Des reckons that an un-named South African winery the Groundswell authors refer to is Stormhoek. I know this case well and Hugh MacLeod, the blogger behind it. Hugh came up with an inspired way of reworking the classic but normally non-scalable word of mouth marketing technique that combined Hugh's edgy approach to marketing messages, his blog popularity and the old 'free sample' technique. As a marketing exercise it worked spectacularly well.  But as part of a broader business model it failed because the main UK distributor ran out of money and went out of business. This was something I warned about in 2005.

At the time, Hugh was figuring out how to send Stormhoek into hyper growth and I said that if the company didn't make sure its supply chain was geared up to handle massive growth then it would get into trouble. That's pretty much what happened.

Now twist this sideways.
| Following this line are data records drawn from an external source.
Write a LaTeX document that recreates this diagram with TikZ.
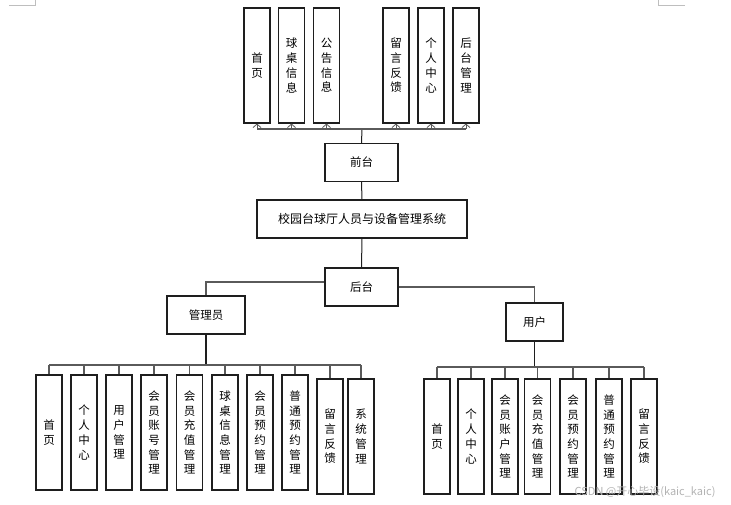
\documentclass[tikz,border=0pt]{standalone}
\usepackage{fontspec}
\setmainfont{Noto Sans CJK SC}
\usepackage{xcolor}
\usepackage{tikz}
\usetikzlibrary{positioning, calc, arrows.meta}
\definecolor{chLine}{RGB}{30, 30, 30}
\definecolor{chBus}{RGB}{90, 90, 90}
\definecolor{chMark}{RGB}{190, 190, 190}
\tikzset{
    base/.style={
        align=center,
        text=black
    },
    block/.style={
        base,
        rectangle,
        draw=chLine,
        line width=1.1pt,
        fill=white,
        inner sep=0pt,
        minimum height=38pt,
        font=\fontsize{11.5}{14}\selectfont
    },
    leaf/.style={
        base,
        rectangle,
        draw=chLine,
        line width=1.1pt,
        fill=white,
        inner sep=0pt,
        minimum width=26pt,
        minimum height=115pt,
        font=\fontsize{11.5}{14.7}\selectfont
    },
    link/.style={
        line width=1pt,
        color=chLine
    },
    bus/.style={
        line width=1.2pt,
        color=chBus
    },
    uparrow/.style={
        -{Straight Barb[length=3.5pt, width=8pt]},
        line width=0.8pt,
        color=chBus
    }
}

\begin{document}
\begin{tikzpicture}[x=1pt, y=-1pt]
  \useasboundingbox (0,0) rectangle (731,505);

  % Page corner marks
  \draw[chMark, line width=0.8pt] (9,5) -- (35,5) -- (35,0);
  \draw[chMark, line width=0.8pt] (685,5) -- (658,5) -- (658,0);

  % Front end modules
  \foreach \n/\x/\txt in {1/257/{首\\页}, 2/291.5/{球\\桌\\信\\息}, 3/326.5/{公\\告\\信\\息},
                          4/396/{留\\言\\反\\馈}, 5/431/{个\\人\\中\\心}, 6/466/{后\\台\\管\\理}}
    \node[leaf] (t\n) at (\x,65.5) {\txt};

  % Main chain
  \node[block, minimum width=73pt] (front) at (361.5,162.5) {前台};
  \node[block, minimum width=210pt, font=\fontsize{12}{14}\selectfont] (sys) at (362,219) {校园台球厅人员与设备管理系统};
  \node[block, minimum width=73pt] (back) at (361.5,287) {后台};
  \node[block, minimum width=78pt] (admin) at (206,315) {管理员};
  \node[block, minimum width=57pt] (user) at (534.5,322) {用户};

  \coordinate (tbus) at (362,129);
  \draw[link] (front.north) -- (tbus);
  \draw[bus] (t1.south |- tbus) -- (t6.south |- tbus);
  \foreach \n in {1,...,6}
    \draw[uparrow] (t\n.south |- tbus) -- (t\n.south);

  \draw[link] (front.south) -- (sys.north);
  \draw[link] (sys.south) -- (back.north);
  \draw[bus] ([yshift=5pt]back.west) -| (admin.north);
  \draw[bus] (back.east) -| (user.north);

  % Admin modules
  \foreach \n/\x/\yc/\txt in {1/49/432.5/{首\\页}, 2/84/432.5/{个\\人\\中\\心}, 3/119/432.5/{用\\户\\管\\理},
                              4/154/432.5/{会\\员\\账\\号\\管\\理}, 5/189.5/432.5/{会\\员\\充\\值\\管\\理},
                              6/225/432.5/{球\\桌\\信\\息\\管\\理}, 7/260/432.5/{会\\员\\预\\约\\管\\理},
                              8/295/432.5/{普\\通\\预\\约\\管\\理}, 9/330/436.5/{留\\言\\反\\馈},
                              10/361/436.5/{系\\统\\管\\理}}
    \node[leaf] (a\n) at (\x,\yc) {\txt};

  \coordinate (abus) at (206,365);
  \draw[link, line width=1.8pt] (admin.south) -- (abus);
  \draw[bus] (a1.north |- abus) -- (a10.north |- abus);
  \foreach \n in {1,...,10}
    \draw[bus] (a\n.north |- abus) -- (a\n.north);

  % User modules
  \foreach \n/\x/\txt in {1/437/{首\\页}, 2/471/{个\\人\\中\\心}, 3/505/{会\\员\\账\\户\\管\\理},
                          4/537.5/{会\\员\\充\\值\\管\\理}, 5/573/{会\\员\\预\\约\\管\\理},
                          6/609/{普\\通\\预\\约\\管\\理}, 7/644/{留\\言\\反\\馈}}
    \node[leaf] (u\n) at (\x,436.5) {\txt};

  \coordinate (ubus) at (534.5,367);
  \draw[link, line width=1.8pt] (user.south) -- (ubus);
  \draw[bus] (u1.north |- ubus) -- (u7.north |- ubus);
  \foreach \n in {1,...,7}
    \draw[bus] (u\n.north |- ubus) -- (u\n.north);

  % Watermark
  \node[text=black!30, font=\fontsize{11}{13}\selectfont, anchor=east] (mark) at (719,492) {CSDN @开心毕设(kaic\_kaic)};
\end{tikzpicture}
\end{document}
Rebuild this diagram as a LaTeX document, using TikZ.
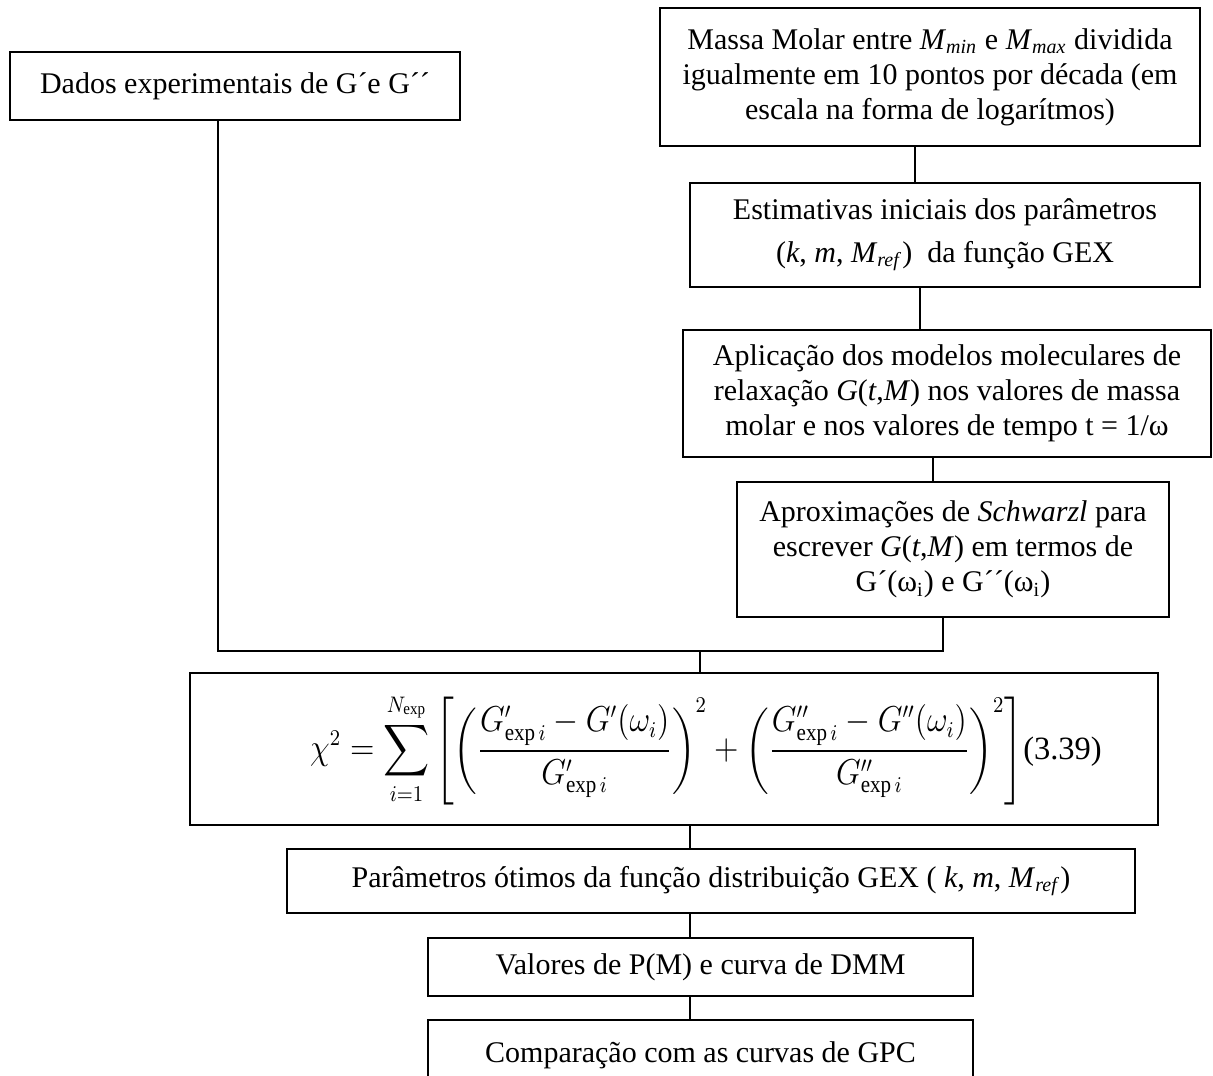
\documentclass[tikz,border=0pt]{standalone}
\usepackage{amsmath}
\usepackage{graphicx}
\usepackage{fontspec}
\setmainfont{Liberation Serif}
\begin{document}
\begin{tikzpicture}[x=0.4pt,y=-0.4pt,
  box/.style={draw, line width=0.8pt, inner sep=0pt, align=center, font=\fontsize{12}{14}\selectfont},
  conn/.style={line width=0.6pt}]
\useasboundingbox (0,0) rectangle (1213,1075);
\clip (0,0) rectangle (1213,1075);
\fill[white] (0,0) rectangle (1213,1075);

\node[box, minimum width=180pt, minimum height=27.2pt] (A) at (235,86) {Dados experimentais de G´e G´´};
\node[box, minimum width=216pt, minimum height=55.2pt] (B) at (930,77)
  {Massa Molar entre \textit{M}\textsubscript{\textit{min}} e \textit{M}\textsubscript{\textit{max}} dividida\\
   igualmente em 10 pontos por década (em\\ escala na forma de logarítmos)};
\node[box, minimum width=204pt, minimum height=41.6pt] (C) at (945,235)
  {Estimativas iniciais dos parâmetros\\[3pt] (\textit{k}, \textit{m}, \textit{M}\textsubscript{\textit{ref}})~ da função GEX};
\node[box, minimum width=211.2pt, minimum height=50.8pt] (D) at (947,393.5)
  {Aplicação dos modelos moleculares de\\ relaxação \textit{G}(\textit{t},\textit{M}) nos valores de massa\\ molar e nos valores de tempo t = 1/ω};
\node[box, minimum width=172.8pt, minimum height=54pt] (E) at (953,549.5)
  {Aproximações de \textit{Schwarzl} para\\ escrever \textit{G}(\textit{t},\textit{M}) em termos de\\ G´(ω\textsubscript{i}) e G´´(ω\textsubscript{i})};
\node[box, minimum width=387.2pt, minimum height=60.8pt] (F) at (674,749) {};
\node[inner sep=0pt, font=\fontsize{12}{14}\selectfont] (Ft) at (706,749)
  {\scalebox{0.89}[1]{\fontsize{13.5}{16}\selectfont$\displaystyle \chi^{2} = \sum_{i=1}^{N_{\exp}} \left[ \left( \frac{G'_{\exp i} - G'(\omega_i)}{G'_{\exp i}} \right)^{2} + \left( \frac{G''_{\exp i} - G''(\omega_i)}{G''_{\exp i}} \right)^{2} \right]$}\fontsize{13}{15}\selectfont(3.39)};
\node[box, minimum width=339.2pt, minimum height=25.6pt] (G) at (711,881)
  {Parâmetros ótimos da função distribuição GEX ( \textit{k}, \textit{m}, \textit{M}\textsubscript{\textit{ref}})};
\node[box, minimum width=218pt, minimum height=23.2pt] (H) at (700.5,967) {Valores de P(M) e curva de DMM};
\node[box, minimum width=218pt, minimum height=28pt] (I) at (700.5,1055) {Comparação com as curvas de GPC};

\coordinate (xBC) at (915,0);
\coordinate (xCD) at (920,0);
\coordinate (xDE) at (933,0);
\coordinate (xE) at (943,0);
\coordinate (xA) at (218,0);
\coordinate (xF) at (690,0);
\coordinate (J) at (700,651);

\draw[conn] (B.south -| xBC) -- (C.north -| xBC);
\draw[conn] (C.south -| xCD) -- (D.north -| xCD);
\draw[conn] (D.south -| xDE) -- (E.north -| xDE);
\draw[conn] (E.south -| xE) -- (J -| xE) -- (J -| xA) -- (A.south -| xA);
\draw[conn] (J) -- (F.north -| J);
\draw[conn] (F.south -| xF) -- (G.north -| xF);
\draw[conn] (G.south -| xF) -- (H.north -| xF);
\draw[conn] (H.south -| xF) -- (I.north -| xF);
\end{tikzpicture}
\end{document}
Rising creative marketer Sam Lawrence has been talking about the disconnect between existing internal systems of communication and data handling, the new forms of emergent collaboration and the manner in which corporations are organized. In his latest post, Sam says:

The new people-focused enterprise wants its head back. They want the place for the people to easily unify and get to the point. You can call this “Enterprise 2.0? you can call this “social productivity,” it doesn’t really matter what you call it other than it’s going to turn things right-side up.

Sam is right to draw attention to this issue even though it is really a veiled attack on Microsoft Sharepoint's file centric approach to collaboration. Even if Sam's nirvana materialized tomorrow we'd be faced with chaos and the likelihood of many Stormhoek disasters. No responsible management team will allow that to happen.

To date, there has been no considered discussion about how the unstructured world of information discovery and action gets married to the hyper growth world of groundswell marketing or the transaction systems that demonstrate the results companies are looking for - improved effective asset usage. It's a massive flaw yet representative of the very disconnect to which Sam refers. Do you know for example that most supply chain problems are solved on disparate non-shareable spreadsheets? Has anyone given serious thought as to how you engage the wee machine shop in Kansas that happens to make vital parts? Is industry as a whole looking hard at the value of telemetry across the whole supply chain? What about vendor relationship management that takes the principles of CRM and applies those to suppliers?

I hope Groundswell does well and that it allows companies to find new ways to be more effective in their marketing strategies with technology driving those trends. But what industry needs now is some balance. Without that, I fear that the marketing mavens will find their worlds come crashing around their ears and an intensification of the siloed behaviors that Sam and others are so keen to see put out to grass.